“Work isn’t a part of [the laborer’s] life [in a bourgeois/capitalistic system]; it’s a sacrifice of his life, and is sold to the highest bidder.”
“There’s a science of the image. Let’s begin to build it. Here are a few pointers: materialism, dialectics; documentary, fiction; wars of nationalism, people’s war . . .”
See You at Mao, its U.S. title, better suits the British film that Jean-Luc Godard made, assisted by the Groupe Dziga Vertov, than its original title, British Sounds. This is, after all, a forward-looking film that ends with a stunning blast of hope. All that appears of a fallen soldier are his arm and hand as it proceeds across a battlefield until it grasps the red flag of revolutionary struggle, at which point, while a breeze enlivens the flag, the hand expires. Soon after, the flag, held up in the air by an unseen hand in a street demonstration, constitutes a resurrection of the dead soldier’s spirit as the struggle against capitalism continues. But Godard forever being gloriously ambivalent, the flapping flag also reminds us of the soldier’s death, complicating our feelings.
Moving very slowly screen-leftward, the dying soldier’s hand unites the present (and, hence, the future) with the past, the workers’ struggle, and echoes the long, momentous tracking shot inside a British automobile factory, which proceeds screen-rightward, with which the film opens. It is a “dead” shot insofar as it extends the message of wage labor’s plight, its “service” to its employer, its achievement of nothing more than the pittance it is paid for its grinding effort amidst the most god-awful din imaginable. Apart from the profit motive, one of several voiceovers at work in this film notes, all human relationships, between men, between men and women, at work and away from work, have been destroyed by competitiveness. The tracking shot reminds us that Godard is on occasion an ironist. The mise-en-scène is explicitly redundant; as it moves, the camera records the same harsh, alienating labor over and over while at the same time the steady camera movement teases the spectacle into the possibility of some new sight down the line. This is not to be—until, that is, the end and that “disembodied” hand picks up on some many of the film’s “disembodied” voices.
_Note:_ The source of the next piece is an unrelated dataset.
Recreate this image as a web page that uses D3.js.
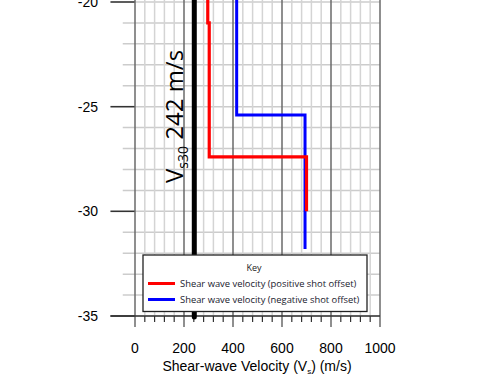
<!DOCTYPE html>
<html>
<head>
<meta charset="utf-8">
<script src="https://cdn.jsdelivr.net/npm/d3@7/dist/d3.min.js"></script>
<style>
  html, body { margin: 0; padding: 0; background: #fff; }
  svg { display: block; }
</style>
</head>
<body>
<div id="chart"></div>
<script>
// depth layers (m) and shear-wave velocity (m/s), positive shot offset
const posTop = [-19, -21, -27.4];
const posBottom = [-21, -27.4, -30];
const posVs = [297, 303, 700];

// negative shot offset
const negTop = [-19, -25.4];
const negBottom = [-25.4, -31.8];
const negVs = [415, 694];

const vs30 = 242;
const xTicks = [0, 200, 400, 600, 800, 1000];
const yTicks = [-20, -25, -30, -35];
const legendLabels = ['Shear wave velocity (positive shot offset)', 'Shear wave velocity (negative shot offset)'];
const legendColors = ['#ff0000', '#0000ff'];

const width = 483, height = 386;
const svg = d3.select('#chart').append('svg')
  .attr('width', width)
  .attr('height', height);

const x = d3.scaleLinear().domain([0, 1000]).range([135, 380]);
const y = d3.scaleLinear().domain([-35, -20]).range([316, 2]);
const yTop = y.invert(0);

svg.append('defs').append('clipPath').attr('id', 'plot')
  .append('rect')
  .attr('x', x(0)).attr('y', 0)
  .attr('width', x(1000) - x(0) + 2).attr('height', y(-35) - y(yTop) + 4);

// horizontal grid every 1 m, with small outside ticks
const hGrid = d3.range(-35, -19, 1);
svg.append('g').selectAll('line')
  .data(hGrid)
  .join('line')
  .attr('x1', d => yTicks.includes(d) ? x(-100) : x(-50))
  .attr('x2', x(1000))
  .attr('y1', d => y(d)).attr('y2', d => y(d))
  .attr('stroke', '#cccccc')
  .attr('stroke-width', 1.5);

// dark outside part of major y ticks
svg.append('g').selectAll('line')
  .data(yTicks)
  .join('line')
  .attr('x1', x(-100)).attr('x2', x(0))
  .attr('y1', d => y(d)).attr('y2', d => y(d))
  .attr('stroke', '#333')
  .attr('stroke-width', 1.5);

// vertical minor grid every 40 m/s
const vMinor = d3.range(0, 1001, 40).filter(v => v % 200 !== 0);
svg.append('g').selectAll('line')
  .data(vMinor)
  .join('line')
  .attr('x1', d => x(d)).attr('x2', d => x(d))
  .attr('y1', y(yTop)).attr('y2', y(-35))
  .attr('stroke', '#d4d4d4')
  .attr('stroke-width', 1.5);

// minor x ticks below axis
svg.append('g').selectAll('line')
  .data(vMinor)
  .join('line')
  .attr('x1', d => x(d)).attr('x2', d => x(d))
  .attr('y1', y(-35)).attr('y2', y(-35) + 6)
  .attr('stroke', '#333')
  .attr('stroke-width', 1.2);

// major vertical lines every 200 m/s
svg.append('g').selectAll('line')
  .data(xTicks)
  .join('line')
  .attr('x1', d => x(d)).attr('x2', d => x(d))
  .attr('y1', y(yTop)).attr('y2', y(-35) + 11)
  .attr('stroke', '#6a6a6a')
  .attr('stroke-width', 1.5);

// x axis line
svg.append('line')
  .attr('x1', x(-100)).attr('x2', x(1000))
  .attr('y1', y(-35)).attr('y2', y(-35))
  .attr('stroke', '#333')
  .attr('stroke-width', 1.5);

// profiles
const stepPoints = (tops, bottoms, vs) => {
  const pts = [];
  vs.forEach((v, i) => {
    pts.push([v, tops[i]]);
    pts.push([v, bottoms[i]]);
  });
  return pts;
};
const line = d3.line().x(d => x(d[0])).y(d => y(d[1]));

const plot = svg.append('g').attr('clip-path', 'url(#plot)');
plot.append('path')
  .attr('d', line(stepPoints(negTop, negBottom, negVs)))
  .attr('fill', 'none')
  .attr('stroke', legendColors[1])
  .attr('stroke-width', 3);
plot.append('path')
  .attr('d', line(stepPoints(posTop, posBottom, posVs)))
  .attr('fill', 'none')
  .attr('stroke', legendColors[0])
  .attr('stroke-width', 3.2);

// Vs30 line
svg.append('line')
  .attr('x1', x(vs30)).attr('x2', x(vs30))
  .attr('y1', y(yTop)).attr('y2', y(-35.05))
  .attr('stroke', '#000')
  .attr('stroke-width', 5)
  .attr('stroke-linecap', 'round');

// Vs30 label
const vsLabel = svg.append('text')
  .attr('transform', `translate(${x(vs30) - 11},183) rotate(-90)`)
  .attr('font-family', '"Open Sans", sans-serif')
  .attr('font-size', 24)
  .attr('fill', '#000');
vsLabel.append('tspan').text('V');
vsLabel.append('tspan').attr('font-size', 14).attr('dy', 5).text('s30');
vsLabel.append('tspan').attr('dy', -5).text(' ' + vs30 + ' m/s');

// legend
const lg = svg.append('g');
lg.append('rect')
  .attr('x', 143).attr('y', 255)
  .attr('width', 224).attr('height', 56.5)
  .attr('fill', '#fff')
  .attr('stroke', '#222')
  .attr('stroke-width', 1.3);
lg.append('text')
  .attr('x', 254).attr('y', 271)
  .attr('text-anchor', 'middle')
  .attr('font-family', '"Open Sans", sans-serif')
  .attr('font-size', 9)
  .attr('fill', '#222')
  .text('Key');
const items = lg.selectAll('g.item')
  .data(legendLabels)
  .join('g')
  .attr('class', 'item')
  .attr('transform', (d, i) => `translate(148,${283.5 + i * 16})`);
items.append('line')
  .attr('x1', 0).attr('x2', 27)
  .attr('stroke', (d, i) => legendColors[i])
  .attr('stroke-width', 3);
items.append('text')
  .attr('x', 32).attr('y', 3.2)
  .attr('font-family', '"Open Sans", sans-serif')
  .attr('font-size', 9.4)
  .attr('fill', '#1a1a2e')
  .text(d => d);

// tick labels
svg.append('g').selectAll('text')
  .data(xTicks)
  .join('text')
  .attr('x', d => x(d)).attr('y', 353)
  .attr('text-anchor', 'middle')
  .attr('font-family', 'Arial, "Liberation Sans", sans-serif')
  .attr('font-size', 14)
  .attr('fill', '#000')
  .text(d => d);

svg.append('g').selectAll('text')
  .data(yTicks)
  .join('text')
  .attr('x', 98).attr('y', d => y(d) + 5)
  .attr('text-anchor', 'end')
  .attr('font-family', 'Arial, "Liberation Sans", sans-serif')
  .attr('font-size', 14)
  .attr('fill', '#000')
  .text(d => d);

// axis title
const title = svg.append('text')
  .attr('x', 257).attr('y', 371)
  .attr('text-anchor', 'middle')
  .attr('font-family', 'Arial, "Liberation Sans", sans-serif')
  .attr('font-size', 14)
  .attr('fill', '#000');
title.append('tspan').text('Shear-wave Velocity (V');
title.append('tspan').attr('font-size', 8).attr('dy', 3).text('s');
title.append('tspan').attr('dy', -3).text(') (m/s)');
</script>
</body>
</html>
One of these voiceovers is that of a mother (or teacher) instructing her young daughter (or pupil), who repeats the information that the woman provides regarding the history of labor’s struggles in Britain. For instance: “In 1834, workers from Dorcester are shipped into bondage for being members of a trade union.” Throughout, Godard layers sound and image to create a complexity that descends from the Marxist dialectic of thesis, antithesis and synthesis—what Eisenstein adapted for the purposes of his intellectual montage pertaining to, in silent film, the collision of images only. Thus, for example, while we hear this particular snippet of history in the unseen classroom of voiceover, we see, and also hear, a 1969 trade union meeting in progress. The synthesis denotes progress, but the larger context prods us to question whether such progress is real or the illusionary. Godard’s tone may feel very certain; but Godard’s concern is far more restless and unsettled than this tone of his suggests.
But there is certainly one voice in the film about which Godard feels no ambivalence whatsoever. It is the voice of capitalism and bigotry. Someone speaking directly into a television camera says odious things: “Workers have come to expect too much: high wages, short hours, the whole lot.” Meanwhile, this speech is interrupted by an image of men at work at street construction. The commentator continues: “Youth should be trained to play their part in industry. . . . These academic thugs, window-smashers, policeman-baiters . . . send [such] offenders to labor camps” insofar as they are assaulting the authority of British institutions. This creepily ugly, youngish commentator turns to the Vietnam War, the conduct of which he approves: “Sometimes it is necessary to burn women and children, sometimes to torture people, sometimes to cut people open and slice off their breasts . . . Wars are meant to be won by any means possible.” Finally, the chap turns his invective toward non-white immigrants: “They live in filth and suck our social services dry.” The immaculate interior of a posh store—perhaps a jewelry store—interrupts and combines with this nasty talk. The patrons there are white.
What about free speech? Doesn’t this white monster have a right to air his toxic views? A later insight provides some context for us to consider. One of the voiceovers notes how insufficient free speech has proven for the working class. It shuts them up, creating the illusion of freedom because it is not connected to power. It needs to be connected to political power in order to advance the cause, and lives, of workers.
From our vantage, in retrospect, we see (in our mind’s eye) that reactionary man on television morphing into Margaret Thatcher. He is connected to power.
See You at Mao: Wonderful film—although one sometimes feels bombarded.